Berdasarkan pengalaman yang sudah-sudah, seharusnya aman lah dengan bensin sebanyak itu. Kan perjalanan terakhir bisa 12kpl, atau hanya menghabiskan 15 liter sepanjang perjalanan 180 km.
Sialnya, terjadi kemacetan panjang di cikarang… hingga berjam-jam. Efeknya bensin terus turun, tapi mobil majunya hanya semeter dua meter saja. Jam 9 masih di cikarang. Udah pasti nggak akan sampe Bandung jam 10. Lepas kemacetan akibat truk patah as, akhirnya mulai pedal to the metal, geber abis. Tapi nyadar, sisa bensin sudah mulai tiris, akhirnya kaki kanan mulai economical driving. Demi mencapai Bandung dengan selamat, akhirnya AC pun dimatikan, kenyamanan berkurang, terpaksa buka jendela, berusaha mengandalkan AC alami untuk mengatasi teriknya matahari. Sialnya, di gerbang tol Pasteur, di tengah terik matahari, terjadi kemacetan panjang. Ketegangan terjadi karena lampu indikator bensin sudah menyala. Alhamdulillah, sampe Bandung dengan selamat, dengan indikator bensin sudah menyala, jam 1 siang! Efektif? Tentu saja tidak! Karena targetnya kan jam 10, sampenya jam 1 siang. Efisien? Not really, sepertinya ngepas ya… Ternyata MID menunjukkan 9,8kpl. Ternyata tidak efisien juga perjalanan ini.

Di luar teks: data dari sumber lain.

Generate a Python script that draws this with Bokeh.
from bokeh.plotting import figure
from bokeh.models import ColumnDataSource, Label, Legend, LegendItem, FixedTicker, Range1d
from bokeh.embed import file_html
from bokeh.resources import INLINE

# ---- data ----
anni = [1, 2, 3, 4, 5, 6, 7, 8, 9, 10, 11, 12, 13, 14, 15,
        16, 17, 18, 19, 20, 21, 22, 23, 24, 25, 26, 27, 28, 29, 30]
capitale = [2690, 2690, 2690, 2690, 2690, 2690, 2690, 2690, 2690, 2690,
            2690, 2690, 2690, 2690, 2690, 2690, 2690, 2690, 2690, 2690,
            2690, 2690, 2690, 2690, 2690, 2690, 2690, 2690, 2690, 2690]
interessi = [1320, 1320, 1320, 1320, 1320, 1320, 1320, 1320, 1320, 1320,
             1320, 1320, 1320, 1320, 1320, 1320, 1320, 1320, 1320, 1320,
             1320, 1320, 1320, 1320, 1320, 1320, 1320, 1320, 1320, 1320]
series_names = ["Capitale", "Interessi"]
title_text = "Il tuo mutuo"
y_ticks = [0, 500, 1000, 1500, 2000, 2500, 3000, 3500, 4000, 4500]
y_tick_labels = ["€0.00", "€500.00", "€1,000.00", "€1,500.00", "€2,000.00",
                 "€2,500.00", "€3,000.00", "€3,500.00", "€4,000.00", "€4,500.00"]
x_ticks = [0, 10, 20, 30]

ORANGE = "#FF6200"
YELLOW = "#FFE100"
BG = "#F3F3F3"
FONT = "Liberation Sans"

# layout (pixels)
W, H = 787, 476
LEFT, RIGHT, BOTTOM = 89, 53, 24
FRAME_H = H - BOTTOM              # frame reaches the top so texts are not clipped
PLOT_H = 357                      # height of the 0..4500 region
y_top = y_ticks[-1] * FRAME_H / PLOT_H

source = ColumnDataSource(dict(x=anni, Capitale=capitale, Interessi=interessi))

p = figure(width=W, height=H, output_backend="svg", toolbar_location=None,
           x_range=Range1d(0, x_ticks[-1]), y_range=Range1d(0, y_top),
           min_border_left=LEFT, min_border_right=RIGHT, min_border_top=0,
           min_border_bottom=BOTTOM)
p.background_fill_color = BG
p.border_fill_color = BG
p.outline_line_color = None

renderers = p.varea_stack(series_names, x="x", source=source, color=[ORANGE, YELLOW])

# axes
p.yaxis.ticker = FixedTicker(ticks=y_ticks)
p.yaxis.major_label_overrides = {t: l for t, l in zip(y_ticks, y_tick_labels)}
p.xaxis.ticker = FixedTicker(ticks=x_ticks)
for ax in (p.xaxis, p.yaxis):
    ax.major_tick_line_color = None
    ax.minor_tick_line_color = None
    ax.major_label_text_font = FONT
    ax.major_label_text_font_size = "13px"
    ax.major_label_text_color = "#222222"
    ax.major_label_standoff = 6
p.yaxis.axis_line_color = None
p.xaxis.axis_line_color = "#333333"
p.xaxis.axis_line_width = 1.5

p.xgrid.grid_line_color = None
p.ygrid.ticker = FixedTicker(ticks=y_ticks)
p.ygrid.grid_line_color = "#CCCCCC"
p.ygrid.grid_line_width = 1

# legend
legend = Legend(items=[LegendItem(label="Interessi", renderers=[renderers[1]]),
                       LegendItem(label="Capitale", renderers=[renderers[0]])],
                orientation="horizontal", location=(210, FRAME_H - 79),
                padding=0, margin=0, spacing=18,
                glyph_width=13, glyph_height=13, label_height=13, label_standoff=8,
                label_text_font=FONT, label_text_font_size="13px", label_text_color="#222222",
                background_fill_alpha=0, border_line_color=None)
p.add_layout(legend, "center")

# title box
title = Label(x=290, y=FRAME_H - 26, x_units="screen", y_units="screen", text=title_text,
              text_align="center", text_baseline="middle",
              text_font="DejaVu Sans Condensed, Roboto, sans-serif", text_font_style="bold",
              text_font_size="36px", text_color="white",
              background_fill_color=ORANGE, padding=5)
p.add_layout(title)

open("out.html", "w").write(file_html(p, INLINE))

Kondisi ini mungkin juga terjadi di dalam perusahaan. Ketika kondisi krisis, banyak head winds secara macro, diperlengkap oleh kenaikan UMP yang menyebabkan kita harus tarik ulur dengan serikat ketika menentukan kenaikan entry salary. Dengan berbagai kesulitan yang dihadapi perusahaan, ketidak efektif-an serta ketidak efisienan terjadi. Demi mempertahankan kelangsungan perusahan, terpaksa kenyamanan harus dikorbankan. Agar karyawan buy in dengan program survival yang dijalankan oleh perusahaan, leadership sangat diperlukan. Karyawan pasti akan mengerti kondisi perusahaan apabila ada komunikasi yang tulus antara manajemen dengan karyawan. DItambah lagi, jika role modeling juga ditunjukkan dari atas, ketika efisiensi terjadi, manajemen juga menunjukkan perilaku yang efisien juga. Ibarat perjalanan di kasus ketiga tadi, supir serta penunpang senang sama senang, susah sama susah, berpeluh mengarungi perjalanan tanpa AC, demi tercapainya tujuan dengan selamat.

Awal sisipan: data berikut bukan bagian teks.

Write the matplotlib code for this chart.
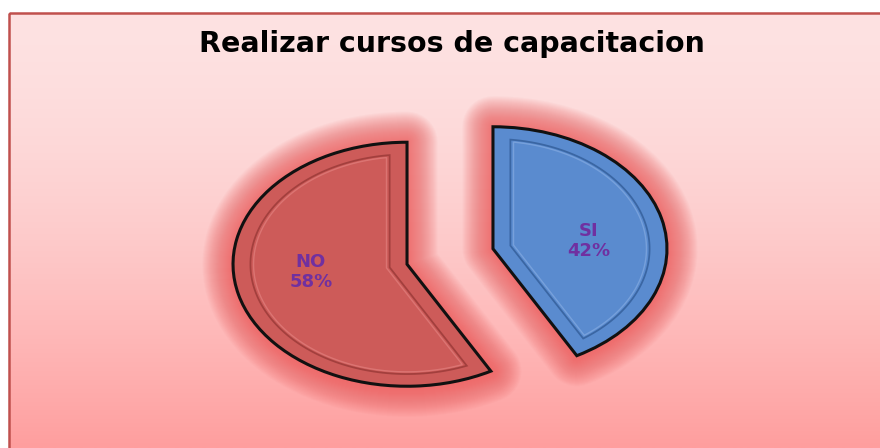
import numpy as np
import matplotlib
matplotlib.use('Agg')
import matplotlib.pyplot as plt
from matplotlib.patches import Rectangle, Polygon

# ---- data ----
categories = ['SI', 'NO']
values = [42, 58]
title = 'Realizar cursos de capacitacion'

# ---- style ----
colors = ['#5a8bcf', '#cd5b59']
inner_dark = ['#35609c', '#9c3b39']
inner_light = ['#8fb3e6', '#e88a88']
label_color = '#7030a0'
explode = [0.255, 0.255]

W, H = 880, 448
fig = plt.figure(figsize=(W / 100, H / 100), dpi=100, facecolor='white')

# background gradient panel
bg = fig.add_axes([0, 0, 1, 1])
bg.set_axis_off()
ys = np.linspace(0, 1, 300)[:, None]
top = np.array([253, 226, 226]) / 255
bot = np.array([255, 158, 158]) / 255
img = top + (bot - top) * (ys ** 1.6)[..., None]
bg.imshow(img, extent=[9, 880, 448, 13], aspect='auto', interpolation='bilinear')
bg.add_patch(Rectangle((9, 13), 900, 460, fill=False, edgecolor='#c0504d', lw=1.8))
bg.set_xlim(0, W)
bg.set_ylim(H, 0)

ax = fig.add_axes([0, 0, 1, 1])
ax.patch.set_visible(False)

# soft glow around the slices
for lw in np.linspace(44, 2, 30):
    ax.pie(values, explode=explode, startangle=90, counterclock=False,
           wedgeprops=dict(facecolor='none', edgecolor='#ee5858', linewidth=lw,
                           alpha=0.04, joinstyle='round'))

lab_iter = iter(categories)


def fmt(p):
    return f"{next(lab_iter)}\n{p:.0f}%"


wedges, _, autotexts = ax.pie(
    values, explode=explode, colors=colors, startangle=90, counterclock=False,
    wedgeprops=dict(edgecolor='#111111', linewidth=2.2, joinstyle='miter'),
    autopct=fmt, pctdistance=0.57,
    textprops=dict(color=label_color, fontsize=13, fontweight='bold',
                   family='DejaVu Sans', linespacing=1.15))

# pull labels closer to the horizontal through each slice apex
for w, t in zip(wedges, autotexts):
    x, y = t.get_position()
    cy = w.center[1]
    t.set_position((x, cy + (y - cy) * 0.45))

# bevel: inset contour of each wedge
inset = 0.1
for w, cd, cl in zip(wedges, inner_dark, inner_light):
    cx, cy = w.center
    r = w.r
    t1, t2 = np.deg2rad(w.theta1), np.deg2rad(w.theta2)
    tm = 0.5 * (t1 + t2)
    half = 0.5 * (t2 - t1)
    for d, col, lw, a in [(inset, cd, 1.3, 0.85), (inset + 0.018, cl, 1.0, 0.55)]:
        s = d / np.sin(half)
        rr = r - d
        delta = np.arcsin(d / rr)
        angs = np.linspace(t1 + delta, t2 - delta, 120)
        pts = np.column_stack([cx + rr * np.cos(angs), cy + rr * np.sin(angs)])
        apex = np.array([[cx + s * np.cos(tm), cy + s * np.sin(tm)]])
        pts = np.vstack([apex, pts])
        ax.add_patch(Polygon(pts, closed=True, fill=False, edgecolor=col,
                             lw=lw, alpha=a, joinstyle='miter'))

ax.set_aspect('auto')
ax.set_xlim(-450 / 174, (W - 450) / 174)
ax.set_ylim(-(H - 256.5) / 122, 256.5 / 122)
ax.set_axis_off()

fig.text(452 / W, 1 - 52 / H, title, ha='center', va='baseline',
         fontsize=20.5, fontweight='bold', family='DejaVu Sans', color='black')

fig.savefig('out.png', dpi=100, facecolor='white')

Bagaimana meningkatkan produktivitas?
Cara meningkatkan produktivitas bisa dilakukan dengan tiga cara:

1. Meningkatkan efektivitas, yaitu memperbaiki outputnya sesuai dengan harapan, dengan mempertahankan tingkat input yang digunakan.

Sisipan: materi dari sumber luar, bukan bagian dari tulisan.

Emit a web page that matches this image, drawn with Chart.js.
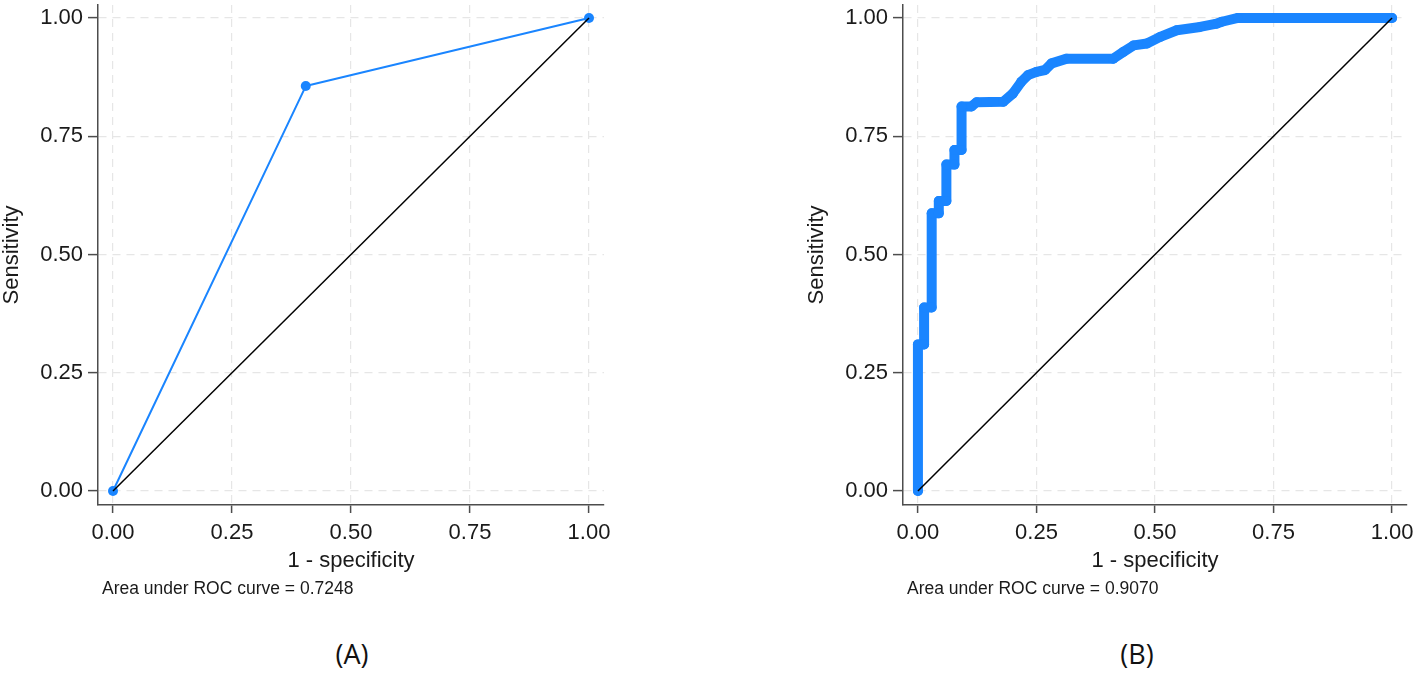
<!DOCTYPE html>
<html><head><meta charset="utf-8">
<script src="https://cdn.jsdelivr.net/npm/chart.js@4.4.0/dist/chart.umd.min.js"></script>
<style>
html,body{margin:0;padding:0;background:#fff;width:1417px;height:673px;overflow:hidden;position:relative;font-family:"Liberation Sans",Arial,sans-serif}
.box{position:absolute;top:0;height:580px}
#boxA{left:0;width:700px}
#boxB{left:805px;width:612px}
.auc{position:absolute;font-size:17.5px;color:#1a1a1a;line-height:1;white-space:nowrap}
.lab{position:absolute;font-family:"Open Sans",sans-serif;font-size:27px;line-height:1;color:#111;transform:translate(-50%,-50%);white-space:nowrap}
</style></head><body>
<div class="box" id="boxA"><canvas id="cA"></canvas></div>
<div class="box" id="boxB"><canvas id="cB"></canvas></div>
<div class="auc" id="aucA" style="left:102px;top:580px"></div>
<div class="auc" id="aucB" style="left:907px;top:580px"></div>
<div class="lab" id="labA" style="left:352px;top:653px"></div>
<div class="lab" id="labB" style="left:1137px;top:653px"></div>
<script>
// ---- data ----
const tickValues = [0, 0.25, 0.5, 0.75, 1];
const tickLabels = ['0.00', '0.25', '0.50', '0.75', '1.00'];
const refX = [0, 1];
const refY = [0, 1];
const rocA_x = [0, 0.405, 1];
const rocA_y = [0, 0.856, 1];
const rocB_x = [0, 0, 0.013, 0.013, 0.029, 0.029, 0.044, 0.044, 0.060, 0.060, 0.077, 0.077, 0.092, 0.092,
  0.113, 0.124, 0.180, 0.200, 0.218, 0.232, 0.250, 0.268, 0.282, 0.314, 0.412, 0.433, 0.455, 0.483,
  0.511, 0.546, 0.595, 0.630, 0.641, 0.675, 1];
const rocB_y = [0, 0.310, 0.310, 0.388, 0.388, 0.587, 0.587, 0.613, 0.613, 0.690, 0.690, 0.721, 0.721, 0.813,
  0.813, 0.822, 0.823, 0.840, 0.865, 0.879, 0.886, 0.890, 0.904, 0.914, 0.914, 0.928, 0.942, 0.946,
  0.960, 0.974, 0.981, 0.988, 0.992, 1.000, 1];
const aucLabels = ['Area under ROC curve = 0.7248', 'Area under ROC curve = 0.9070'];
const panelLabels = ['(A)', '(B)'];
const xTitle = '1 - specificity';
const yTitle = 'Sensitivity';

document.getElementById('aucA').textContent = aucLabels[0];
document.getElementById('aucB').textContent = aucLabels[1];
document.getElementById('labA').textContent = panelLabels[0];
document.getElementById('labB').textContent = panelLabels[1];

const BLUE = '#1a85ff';
const AXIS = '#4d4d4d';
const TXT = '#1a1a1a';
const pts = (xs, ys) => xs.map((x, i) => ({x: x, y: ys[i]}));

function axis(title, isX) {
  return {
    type: 'linear',
    min: isX ? -0.0315 : -0.0295,
    max: isX ? 1.0315 : 1.0274,
    afterBuildTicks: s => { s.ticks = tickValues.map(v => ({value: v})); },
    afterFit: s => {
      if (isX) s.height = 75; else s.width = 98;
      s.paddingTop = 0; s.paddingBottom = 0; s.paddingLeft = 0; s.paddingRight = 0;
    },
    ticks: {
      callback: v => tickLabels[tickValues.indexOf(v)],
      font: {family: 'Liberation Sans', size: 22},
      color: TXT,
      padding: isX ? 7 : 5,
      autoSkip: false,
      maxRotation: 0,
      minRotation: 0
    },
    grid: {
      color: '#e6e6e6',
      lineWidth: 1.2,
      drawTicks: true,
      tickLength: isX ? 8 : 10,
      tickColor: AXIS,
      tickWidth: 1.5,
      tickBorderDash: [],
      borderDash: [8, 6]
    },
    border: {display: true, color: AXIS, width: 1.5, dash: [8, 6]},
    title: {
      display: true,
      text: title,
      color: TXT,
      font: {family: 'Liberation Sans', size: 22, lineHeight: 1.1},
      padding: isX ? {top: 0, bottom: 7} : {top: 0, bottom: 0}
    }
  };
}

function makeChart(id, xs, ys, lineW, ptR, padRight) {
  return new Chart(document.getElementById(id), {
    type: 'scatter',
    data: {
      datasets: [
        {data: pts(refX, refY), showLine: true, borderColor: '#000', borderWidth: 1.5, pointRadius: 0},
        {data: pts(xs, ys), showLine: true, borderColor: BLUE, borderWidth: lineW,
         borderJoinStyle: 'round', borderCapStyle: 'round',
         pointRadius: ptR, pointBackgroundColor: BLUE, pointBorderWidth: 0}
      ]
    },
    options: {
      responsive: true,
      maintainAspectRatio: false,
      animation: false,
      events: [],
      layout: {padding: {top: 3, left: 0, bottom: 0, right: padRight}},
      plugins: {legend: {display: false}, tooltip: {enabled: false}},
      scales: {
        x: axis(xTitle, true),
        y: axis(yTitle, false)
      }
    }
  });
}

makeChart('cA', rocA_x, rocA_y, 2, 5, 96);
makeChart('cB', rocB_x, rocB_y, 10, 5, 10);
</script>
</body></html>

2. Meningkatkan efisiensi, yaitu memastikan input yang digunakan sesuai dengan desain, dengan meminimalisir waste atau kebocoran sumber daya yang tidak digunakan dengan semestinya untuk menghasilkan output yang diharapkan.
3. Meningkatkan efektivitas dan efisensi system tersebut secara bersamaan, yaitu meningkatkan output dengan input yang lebih sedikit.